Reproduce exactly, and only, the lines of the material below running from the line bearing "Write the matplotlib code for this chart." through the line bearing "import numpy as np". Leave any pictures out.

─── Records to use

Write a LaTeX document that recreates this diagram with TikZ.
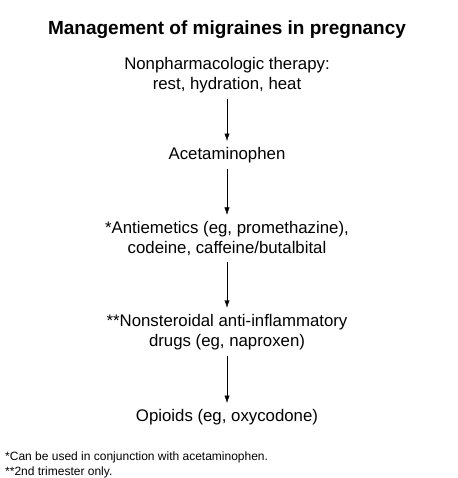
\documentclass[tikz,border=0pt]{standalone}
\usepackage{fontspec}
\setmainfont{Liberation Sans}
\usetikzlibrary{arrows.meta}
\tikzset{%
    >={Latex[length=2.6mm,width=1.8mm]}
}

\begin{document}
\begin{tikzpicture}[x=1pt, y=-1pt, stage/.style={align=center, inner sep=0pt, font=\fontsize{16.8}{20.5}\selectfont}, note/.style={anchor=west, inner sep=0pt, font=\fontsize{12}{14}\selectfont}]
  \useasboundingbox (0,0) rectangle (457,478);

  \node[font=\bfseries\fontsize{19}{22}\selectfont] (title) at (227,30) {Management of migraines in pregnancy};

  \node[stage] (rest) at (227,75) {Nonpharmacologic therapy:\\rest, hydration, heat};
  \node[stage] (apap) at (227,155) {Acetaminophen};
  \node[stage] (anti) at (227,238.5) {*Antiemetics (eg, promethazine),\\codeine, caffeine/butalbital};
  \node[stage] (nsaid) at (227,332) {**Nonsteroidal anti-inflammatory\\drugs (eg, naproxen)};
  \node[stage] (opi) at (227,417) {Opioids (eg, oxycodone)};

  \draw[->, shorten <=6pt, shorten >=6pt] (rest) -- (apap);
  \draw[->, shorten <=6pt, shorten >=6pt] (apap) -- (anti);
  \draw[->, shorten <=6pt, shorten >=6pt] (anti) -- (nsaid);
  \draw[->, shorten <=6pt, shorten >=6pt] (nsaid) -- (opi);

  \node[note] (fn1) at (5,457) {*Can be used in conjunction with acetaminophen.};
  \node[note] (fn2) at (5,472) {**2nd trimester only.};
\end{tikzpicture}
\end{document}
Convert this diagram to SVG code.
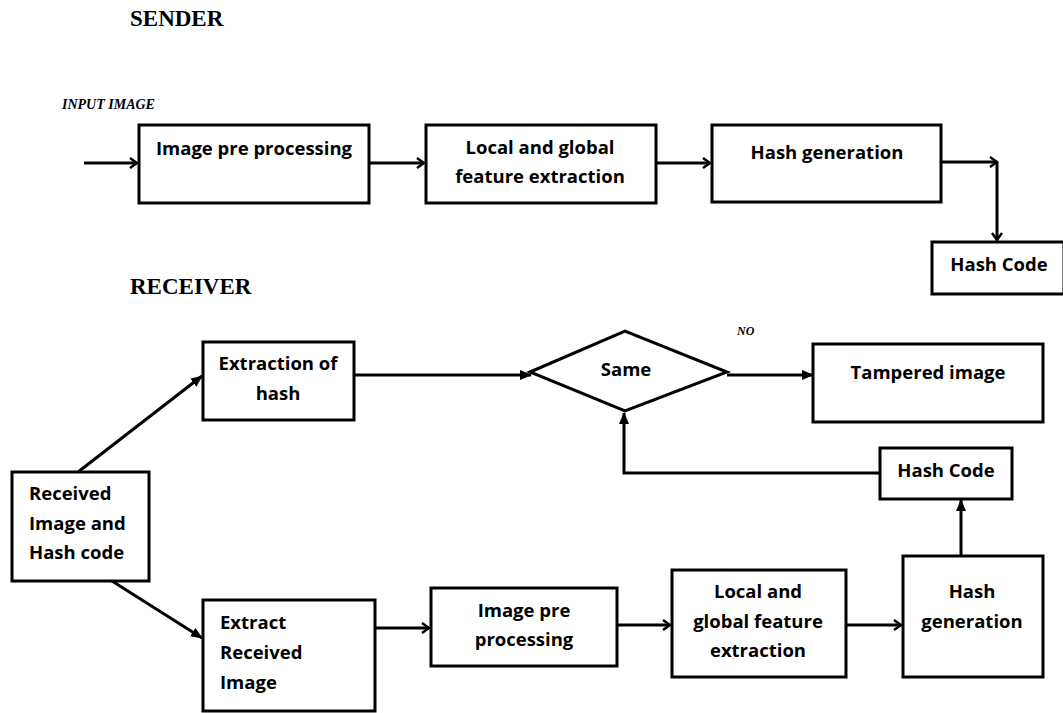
<svg xmlns="http://www.w3.org/2000/svg" width="1063" height="713" viewBox="0 0 1063 713">
<defs>
<style>
.box{fill:#fff;stroke:#000;stroke-width:3}
.t{font-family:"Open Sans","Liberation Sans",sans-serif;font-weight:bold;font-size:18.5px;fill:#000;text-anchor:middle}
.tl{text-anchor:start}
.h{font-family:"Liberation Serif",serif;font-weight:bold;font-size:23px;fill:#000}
.it{font-family:"Liberation Serif",serif;font-weight:bold;font-style:italic;font-size:14px;fill:#000}
.c{fill:none;stroke:#000;stroke-width:3}
</style>
<marker id="open" viewBox="0 0 12 12" refX="10" refY="6" markerWidth="12" markerHeight="12" markerUnits="userSpaceOnUse" orient="auto">
<path d="M3,1 L10,6 L3,11" fill="none" stroke="#000" stroke-width="2.5"/>
</marker>
<marker id="fill" viewBox="0 0 12 12" refX="11" refY="6" markerWidth="12" markerHeight="12" markerUnits="userSpaceOnUse" orient="auto">
<path d="M0,1 L12,6 L0,11 Z" fill="#000"/>
</marker>
</defs>
<rect width="1063" height="713" fill="#fff"/>
<text class="h" x="130" y="26">SENDER</text>
<text class="h" x="130" y="294">RECEIVER</text>
<text class="it" x="62" y="109">INPUT IMAGE</text>
<text class="it" x="737" y="335" style="font-size:12px">NO</text>
<g id="connectors">
<line class="c" x1="84" y1="163" x2="137" y2="163" marker-end="url(#open)"/>
<line class="c" x1="369" y1="163" x2="424" y2="163" marker-end="url(#open)"/>
<line class="c" x1="656" y1="163" x2="710" y2="163" marker-end="url(#open)"/>
<line class="c" x1="941" y1="162" x2="997" y2="162" marker-end="url(#open)"/>
<line class="c" x1="997" y1="162" x2="997" y2="240" marker-end="url(#open)"/>
<line class="c" x1="78" y1="472" x2="202" y2="376" marker-end="url(#fill)"/>
<line class="c" x1="112" y1="581" x2="202" y2="638" marker-end="url(#fill)"/>
<line class="c" x1="354" y1="375" x2="531" y2="375" marker-end="url(#fill)"/>
<line class="c" x1="727" y1="375" x2="813" y2="375" marker-end="url(#fill)"/>
<polyline class="c" points="880,473 624,473 624,413" marker-end="url(#fill)"/>
<line class="c" x1="961" y1="556" x2="961" y2="500" marker-end="url(#fill)"/>
<line class="c" x1="375" y1="628" x2="429" y2="628" marker-end="url(#open)"/>
<line class="c" x1="617" y1="625" x2="670" y2="625" marker-end="url(#open)"/>
<line class="c" x1="846" y1="625" x2="901" y2="625" marker-end="url(#open)"/>
</g>
<g id="s_pre"><rect class="box" x="139" y="125" width="230" height="78"/><text class="t" x="254" y="155">Image pre processing</text></g>
<g id="s_feat"><rect class="box" x="426" y="125" width="230" height="78"/><text class="t" x="540" y="154">Local and global</text><text class="t" x="540" y="183">feature extraction</text></g>
<g id="s_hash"><rect class="box" x="712" y="125" width="229" height="77"/><text class="t" x="827" y="159">Hash generation</text></g>
<g id="s_code"><rect class="box" x="932" y="242" width="132" height="52"/><text class="t" x="999" y="271">Hash Code</text></g>
<g id="r_recv"><rect class="box" x="12" y="472" width="137" height="109"/><text class="t tl" x="29" y="500">Received</text><text class="t tl" x="29" y="530">Image and</text><text class="t tl" x="29" y="559">Hash code</text></g>
<g id="r_exh"><rect class="box" x="203" y="342" width="151" height="78"/><text class="t" x="278" y="370">Extraction of</text><text class="t" x="278" y="400">hash</text></g>
<g id="r_same"><polygon class="box" points="530,372 625,331 727,372 625,411"/><text class="t" x="626" y="376">Same</text></g>
<g id="r_tamp"><rect class="box" x="813" y="344" width="230" height="78"/><text class="t" x="928" y="379">Tampered image</text></g>
<g id="r_code"><rect class="box" x="880" y="448" width="132" height="51"/><text class="t" x="946" y="477">Hash Code</text></g>
<g id="r_exi"><rect class="box" x="203" y="600" width="172" height="111"/><text class="t tl" x="220" y="629">Extract</text><text class="t tl" x="220" y="659">Received</text><text class="t tl" x="220" y="689">Image</text></g>
<g id="r_pre"><rect class="box" x="431" y="588" width="186" height="78"/><text class="t" x="524" y="617">Image pre</text><text class="t" x="524" y="646">processing</text></g>
<g id="r_feat"><rect class="box" x="672" y="570" width="174" height="107"/><text class="t" x="758" y="598">Local and</text><text class="t" x="758" y="628">global feature</text><text class="t" x="758" y="657">extraction</text></g>
<g id="r_hash"><rect class="box" x="903" y="556" width="140" height="121"/><text class="t" x="972" y="598">Hash</text><text class="t" x="972" y="628">generation</text></g>
</svg>
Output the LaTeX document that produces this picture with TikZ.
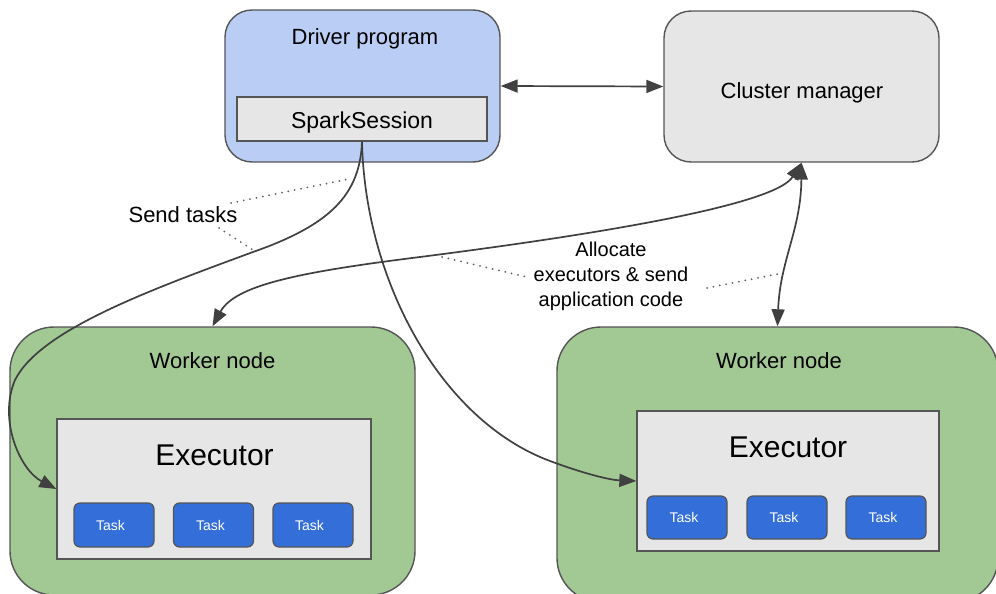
\documentclass[tikz,border=0pt]{standalone}
\usepackage{fontspec}
\setmainfont{Liberation Sans}
\usetikzlibrary{arrows.meta}
\definecolor{drvblue}{RGB}{186,206,245}
\definecolor{wgreen}{RGB}{162,201,148}
\definecolor{lgray}{RGB}{230,230,230}
\definecolor{taskblue}{RGB}{52,111,217}
\definecolor{bordergray}{RGB}{85,85,85}
\definecolor{linegray}{RGB}{64,64,64}
\definecolor{dotgray}{RGB}{95,95,95}
\begin{document}
\begin{tikzpicture}[x=1pt,y=-1pt,
  bigbox/.style={draw=bordergray,line width=1.4pt,inner sep=0pt},
  sqbox/.style={draw=bordergray,line width=1.3pt,inner sep=0pt,fill=lgray},
  taskbox/.style={draw=bordergray,line width=1.2pt,fill=taskblue,rounded corners=6pt,
    inner sep=0pt,minimum width=80pt,minimum height=43pt,text=white,
    font=\fontsize{14}{16}\selectfont},
  tasktxt/.style={inner sep=0pt,text=white,font=\fontsize{14}{16}\selectfont},
  lbl/.style={inner sep=0pt,font=\fontsize{22}{26}\selectfont},
  conn/.style={draw=linegray,line width=1.7pt},
  tip/.style={-{Triangle[length=17pt,width=13pt]}},
  twotip/.style={{Triangle[length=17pt,width=13pt]}-{Triangle[length=17pt,width=13pt]}},
  dotline/.style={draw=dotgray,line width=2pt,line cap=round,dash pattern=on 0pt off 6.5pt}
]
\useasboundingbox (0,0) rectangle (996,594);
\clip (0,0) rectangle (996,594);

% Driver program
\node[bigbox,fill=drvblue,rounded corners=27pt,minimum width=275pt,minimum height=152pt] (dp) at (362.5,86) {};
\node[lbl,anchor=base] (dptxt) at (365,45) {Driver program};
\node[sqbox,minimum width=250pt,minimum height=44pt] (ss) at (362,119) {};
\node[lbl,anchor=base,font=\fontsize{23}{27}\selectfont] (sstxt) at (362,128) {SparkSession};

% Cluster manager
\node[bigbox,fill=lgray,rounded corners=27pt,minimum width=275pt,minimum height=151pt] (cm) at (801.5,86.5) {};
\node[lbl,anchor=base] (cmtxt) at (802,98) {Cluster manager};

% Worker nodes
\node[bigbox,fill=wgreen,rounded corners=44pt,minimum width=405pt,minimum height=268pt] (w1) at (212.5,461) {};
\node[lbl,anchor=base] (w1txt) at (212.5,368) {Worker node};
\node[bigbox,fill=wgreen,rounded corners=44pt,minimum width=441pt,minimum height=275pt] (w2) at (777.5,464.5) {};
\node[lbl,anchor=base] (w2txt) at (779,368) {Worker node};

% Executors
\node[sqbox,minimum width=314pt,minimum height=140pt] (ex1) at (214,489) {};
\node[lbl,anchor=base,font=\fontsize{30}{34}\selectfont] (ex1txt) at (214.5,465) {Executor};
\node[sqbox,minimum width=302pt,minimum height=140pt] (ex2) at (788,481) {};
\node[lbl,anchor=base,font=\fontsize{30}{34}\selectfont] (ex2txt) at (788,457) {Executor};

% Tasks
\node[taskbox,minimum height=44pt] (t11) at (114,525) {};
\node[taskbox,minimum height=44pt] (t12) at (213.5,525) {};
\node[taskbox,minimum height=44pt] (t13) at (313,525) {};
\node[taskbox] (t21) at (687,517.5) {};
\node[taskbox] (t22) at (787,517.5) {};
\node[taskbox] (t23) at (886,517.5) {};
\node[tasktxt] (t11txt) at (110.5,525) {Task};
\node[tasktxt] (t12txt) at (210.5,525) {Task};
\node[tasktxt] (t13txt) at (309.5,525) {Task};
\node[tasktxt] (t21txt) at (684,517.5) {Task};
\node[tasktxt] (t22txt) at (784,517.5) {Task};
\node[tasktxt] (t23txt) at (883,517.5) {Task};

% Driver <-> Cluster manager
\draw[conn,twotip] (dp.east) -- (cm.west);

% Send tasks to left executor
\draw[conn,tip] (ss.south) .. controls (360,195) and (330,225) .. (253,252)
  .. controls (150,290) and (40,330) .. (15,380)
  .. controls (-2,420) and (20,470) .. (ex1.west);

% Send tasks to right executor
\draw[conn,tip] (ss.south) .. controls (365,280) and (440,420) .. (550,461)
  .. controls (585,474) and (610,480) .. (ex2.west);

% Cluster manager <-> left worker
\draw[conn,twotip] (w1.north) .. controls (235,285) and (300,272) .. (420,257)
  .. controls (600,234) and (775,205) .. (cm.south);

% Cluster manager <-> right worker
\draw[conn,twotip] (cm.south) .. controls (801,230) and (780,260) .. (w2.north);

% Labels
\node[lbl] (sendtasks) at (183,215) {Send tasks};
\node[inner sep=0pt,align=center,font=\fontsize{20}{25}\selectfont] (alloc) at (611,276)
  {Allocate\\executors \& send\\application code};

\coordinate (st1) at (231,203);
\coordinate (st2) at (349,179);
\coordinate (st3) at (219,228);
\coordinate (st4) at (253,250);
\coordinate (al1) at (442,257);
\coordinate (al2) at (527,277);
\coordinate (al3) at (707,288);
\coordinate (al4) at (783,273);
\draw[dotline] (st1) -- (st2);
\draw[dotline] (st3) -- (st4);
\draw[dotline] (al1) -- (al2);
\draw[dotline] (al3) -- (al4);
\end{tikzpicture}
\end{document}
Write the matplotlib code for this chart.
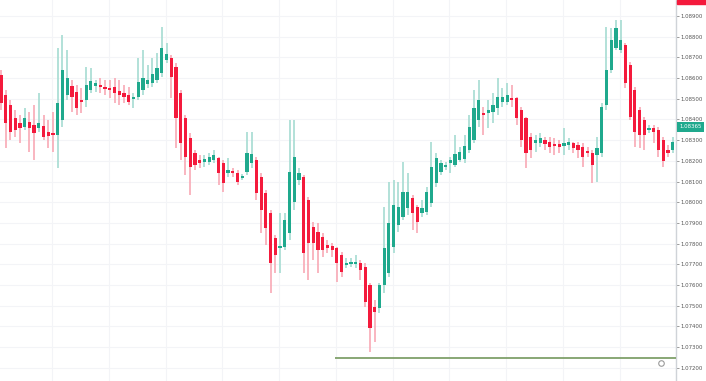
import matplotlib
matplotlib.use("Agg")
import matplotlib.pyplot as plt
import numpy as np

# ціни свічок (open, high, low, close)
opens = [1.08615, 1.08518, 1.08470, 1.08407, 1.08383, 1.08364, 1.08388, 1.08374, 1.08359, 1.08369,
         1.08340, 1.08335, 1.08325, 1.08398, 1.08518, 1.08562, 1.08533, 1.08494, 1.08494, 1.08543,
         1.08562, 1.08567, 1.08557, 1.08552, 1.08557, 1.08538, 1.08528, 1.08518, 1.08499, 1.08509,
         1.08543, 1.08572, 1.08576, 1.08591, 1.08625, 1.08688, 1.08697, 1.08654, 1.08528, 1.08407,
         1.08311, 1.08238, 1.08205, 1.08195, 1.08195, 1.08205, 1.08214, 1.08190, 1.08142, 1.08147,
         1.08142, 1.08118, 1.08147, 1.08190, 1.08205, 1.08122, 1.08045, 1.07949, 1.07828, 1.07780,
         1.07784, 1.07852, 1.08002, 1.08108, 1.08122, 1.08011, 1.07881, 1.07857, 1.07833, 1.07794,
         1.07789, 1.07780, 1.07746, 1.07697, 1.07702, 1.07702, 1.07707, 1.07688, 1.07601, 1.07495,
         1.07490, 1.07601, 1.07659, 1.07784, 1.07891, 1.07929, 1.07973, 1.08021, 1.07978, 1.07949,
         1.07953, 1.07997, 1.08093, 1.08147, 1.08171, 1.08190, 1.08180, 1.08205, 1.08209, 1.08253,
         1.08301, 1.08398, 1.08432, 1.08432, 1.08436, 1.08456, 1.08485, 1.08485, 1.08504, 1.08504,
         1.08446, 1.08407, 1.08316, 1.08287, 1.08287, 1.08301, 1.08291, 1.08282, 1.08282, 1.08272,
         1.08277, 1.08287, 1.08277, 1.08267, 1.08243, 1.08238, 1.08229, 1.08238, 1.08470, 1.08639,
         1.08746, 1.08736, 1.08760, 1.08663, 1.08543, 1.08446, 1.08398, 1.08349, 1.08359, 1.08349,
         1.08301, 1.08253, 1.08253]
highs = [1.08639, 1.08543, 1.08494, 1.08446, 1.08422, 1.08456, 1.08436, 1.08470, 1.08528, 1.08422,
         1.08398, 1.08436, 1.08746, 1.08808, 1.08736, 1.08591, 1.08567, 1.08552, 1.08654, 1.08649,
         1.08591, 1.08601, 1.08591, 1.08591, 1.08601, 1.08591, 1.08567, 1.08557, 1.08528, 1.08697,
         1.08736, 1.08663, 1.08697, 1.08721, 1.08847, 1.08770, 1.08712, 1.08673, 1.08543, 1.08422,
         1.08335, 1.08253, 1.08229, 1.08229, 1.08238, 1.08253, 1.08219, 1.08205, 1.08214, 1.08166,
         1.08156, 1.08137, 1.08340, 1.08340, 1.08219, 1.08142, 1.08060, 1.07963, 1.07842, 1.07949,
         1.07949, 1.08398, 1.08398, 1.08166, 1.08132, 1.08026, 1.07905, 1.07900, 1.07852, 1.07818,
         1.07804, 1.07784, 1.07760, 1.07731, 1.07731, 1.07746, 1.07722, 1.07707, 1.07610, 1.07528,
         1.07610, 1.07978, 1.08098, 1.08108, 1.08098, 1.08195, 1.08142, 1.08035, 1.07987, 1.08011,
         1.08074, 1.08291, 1.08238, 1.08205, 1.08195, 1.08219, 1.08325, 1.08267, 1.08325, 1.08422,
         1.08543, 1.08591, 1.08461, 1.08494, 1.08528, 1.08601, 1.08552, 1.08576, 1.08567, 1.08509,
         1.08461, 1.08412, 1.08335, 1.08325, 1.08335, 1.08316, 1.08316, 1.08311, 1.08301, 1.08359,
         1.08311, 1.08291, 1.08291, 1.08287, 1.08267, 1.08253, 1.08316, 1.08480, 1.08847, 1.08842,
         1.08881, 1.08881, 1.08770, 1.08678, 1.08557, 1.08461, 1.08412, 1.08374, 1.08374, 1.08364,
         1.08316, 1.08277, 1.08316]
lows = [1.08446, 1.08262, 1.08301, 1.08316, 1.08287, 1.08349, 1.08243, 1.08205, 1.08340, 1.08301,
        1.08262, 1.08243, 1.08166, 1.08364, 1.08494, 1.08436, 1.08422, 1.08432, 1.08461, 1.08528,
        1.08533, 1.08528, 1.08518, 1.08504, 1.08480, 1.08470, 1.08480, 1.08470, 1.08456, 1.08494,
        1.08518, 1.08552, 1.08557, 1.08576, 1.08605, 1.08673, 1.08504, 1.08262, 1.08205, 1.08132,
        1.08035, 1.08156, 1.08166, 1.08171, 1.08180, 1.08190, 1.08084, 1.08050, 1.08122, 1.08122,
        1.08084, 1.08108, 1.08132, 1.08166, 1.08011, 1.07852, 1.07794, 1.07562, 1.07659, 1.07659,
        1.07770, 1.07818, 1.07963, 1.08084, 1.07659, 1.07625, 1.07722, 1.07659, 1.07736, 1.07755,
        1.07736, 1.07615, 1.07639, 1.07683, 1.07688, 1.07683, 1.07625, 1.07495, 1.07277, 1.07325,
        1.07466, 1.07562, 1.07639, 1.07755, 1.07857, 1.07915, 1.07939, 1.07866, 1.07852, 1.07929,
        1.07939, 1.07978, 1.08074, 1.08132, 1.08156, 1.08142, 1.08171, 1.08195, 1.08190, 1.08238,
        1.08287, 1.08364, 1.08325, 1.08359, 1.08383, 1.08422, 1.08461, 1.08470, 1.08461, 1.08374,
        1.08267, 1.08166, 1.08214, 1.08243, 1.08267, 1.08253, 1.08238, 1.08229, 1.08238, 1.08229,
        1.08253, 1.08238, 1.08214, 1.08171, 1.08219, 1.08093, 1.08098, 1.08219, 1.08446, 1.08625,
        1.08736, 1.08721, 1.08552, 1.08398, 1.08267, 1.08262, 1.08253, 1.08335, 1.08287, 1.08219,
        1.08171, 1.08219, 1.08238]
closes = [1.08480, 1.08383, 1.08340, 1.08349, 1.08359, 1.08407, 1.08359, 1.08335, 1.08383, 1.08316,
          1.08320, 1.08325, 1.08480, 1.08639, 1.08601, 1.08509, 1.08456, 1.08485, 1.08567, 1.08586,
          1.08576, 1.08557, 1.08547, 1.08543, 1.08528, 1.08518, 1.08509, 1.08485, 1.08509, 1.08581,
          1.08601, 1.08591, 1.08620, 1.08649, 1.08746, 1.08717, 1.08605, 1.08407, 1.08287, 1.08219,
          1.08171, 1.08180, 1.08190, 1.08209, 1.08219, 1.08229, 1.08142, 1.08093, 1.08156, 1.08142,
          1.08098, 1.08122, 1.08238, 1.08233, 1.08045, 1.07963, 1.07876, 1.07707, 1.07746, 1.07789,
          1.07915, 1.08147, 1.08219, 1.08142, 1.07755, 1.07804, 1.07804, 1.07770, 1.07770, 1.07780,
          1.07770, 1.07707, 1.07664, 1.07707, 1.07707, 1.07712, 1.07673, 1.07519, 1.07393, 1.07470,
          1.07601, 1.07780, 1.07900, 1.07987, 1.07978, 1.08050, 1.08050, 1.07949, 1.07905, 1.07973,
          1.08050, 1.08171, 1.08214, 1.08190, 1.08180, 1.08205, 1.08233, 1.08243, 1.08272, 1.08364,
          1.08456, 1.08494, 1.08422, 1.08446, 1.08470, 1.08509, 1.08509, 1.08518, 1.08494, 1.08407,
          1.08301, 1.08238, 1.08253, 1.08301, 1.08311, 1.08282, 1.08267, 1.08272, 1.08267, 1.08287,
          1.08291, 1.08262, 1.08253, 1.08219, 1.08238, 1.08180, 1.08262, 1.08461, 1.08639, 1.08784,
          1.08842, 1.08784, 1.08576, 1.08412, 1.08340, 1.08325, 1.08325, 1.08359, 1.08340, 1.08253,
          1.08200, 1.08238, 1.08291]

price_ticks = [1.072, 1.073, 1.074, 1.075, 1.076, 1.077, 1.078, 1.079, 1.080,
               1.081, 1.082, 1.083, 1.084, 1.085, 1.086, 1.087, 1.088, 1.089]
last_price = 1.08365
level_price = 1.07248
level_start = 70.6

UP = '#1fa98d'
DOWN = '#f41a3c'
UP_WICK = '#a6dcd2'
DOWN_WICK = '#f8a9b5'

fig = plt.figure(figsize=(7.06, 3.81), dpi=100)
ax = fig.add_axes([0, 0, 676 / 706, 1])

o = np.array(opens)
h = np.array(highs)
l = np.array(lows)
c = np.array(closes)
x = np.arange(len(o))
up = c >= o

# сітка
for p in price_ticks:
    ax.axhline(p, color='#f3f4f7', lw=0.8, zorder=0)
for gx in np.arange(10.8, 143, 12):
    ax.axvline(gx, color='#f3f4f7', lw=0.8, zorder=0)

# тіні
ax.vlines(x[up], l[up], h[up], color=UP_WICK, lw=1.2, zorder=1)
ax.vlines(x[~up], l[~up], h[~up], color=DOWN_WICK, lw=1.2, zorder=1)

# тіла свічок (мінімальна висота щоб доджі було видно)
bottom = np.minimum(o, c)
height = np.maximum(np.abs(c - o), 0.00011)
ax.bar(x[up], height[up], bottom=bottom[up], width=0.68, color=UP, zorder=2)
ax.bar(x[~up], height[~up], bottom=bottom[~up], width=0.68, color=DOWN, zorder=2)

# горизонтальний рівень
ax.hlines(level_price, level_start, 143, color='#7fa06a', lw=1.3, zorder=3)
ax.plot(139.5, level_price - 0.00025, 'o', ms=4, mfc='white', mec='#9a9a9a', mew=0.8, zorder=4)

ax.set_xlim(-0.21, 142.7)
ax.set_ylim(1.071367, 1.089773)

ax.yaxis.tick_right()
ax.set_yticks(price_ticks)
ax.set_yticklabels(['%.5f' % p for p in price_ticks])
ax.tick_params(axis='y', labelsize=3.9, colors='#8a8a8a', labelcolor='#555555',
               length=2.0, width=0.6, pad=1.5)
ax.set_xticks([])
for s in ['top', 'left', 'bottom']:
    ax.spines[s].set_visible(False)
ax.spines['right'].set_color('#cfd3d8')
ax.spines['right'].set_linewidth(1.0)

# мітка поточної ціни
ax.annotate('%.5f' % last_price, xy=(1, last_price), xycoords=('axes fraction', 'data'),
            xytext=(2.6, 0), textcoords='offset points', va='center', ha='left',
            fontsize=3.9, color='white', annotation_clip=False,
            bbox=dict(boxstyle='square,pad=0.45', fc=UP, ec='none'))

# червона мітка зверху (обрізана)
fig.patches.append(plt.Rectangle((677 / 706, 1 - 4 / 381), 29 / 706, 4 / 381,
                                 transform=fig.transFigure, color=DOWN, zorder=5))

fig.savefig('out.png', dpi=100, facecolor='white')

──────

§ **Answer to this exercise**:
Write the matplotlib code for this chart.
import matplotlib
matplotlib.use("Agg")
import matplotlib.pyplot as plt
import numpy as np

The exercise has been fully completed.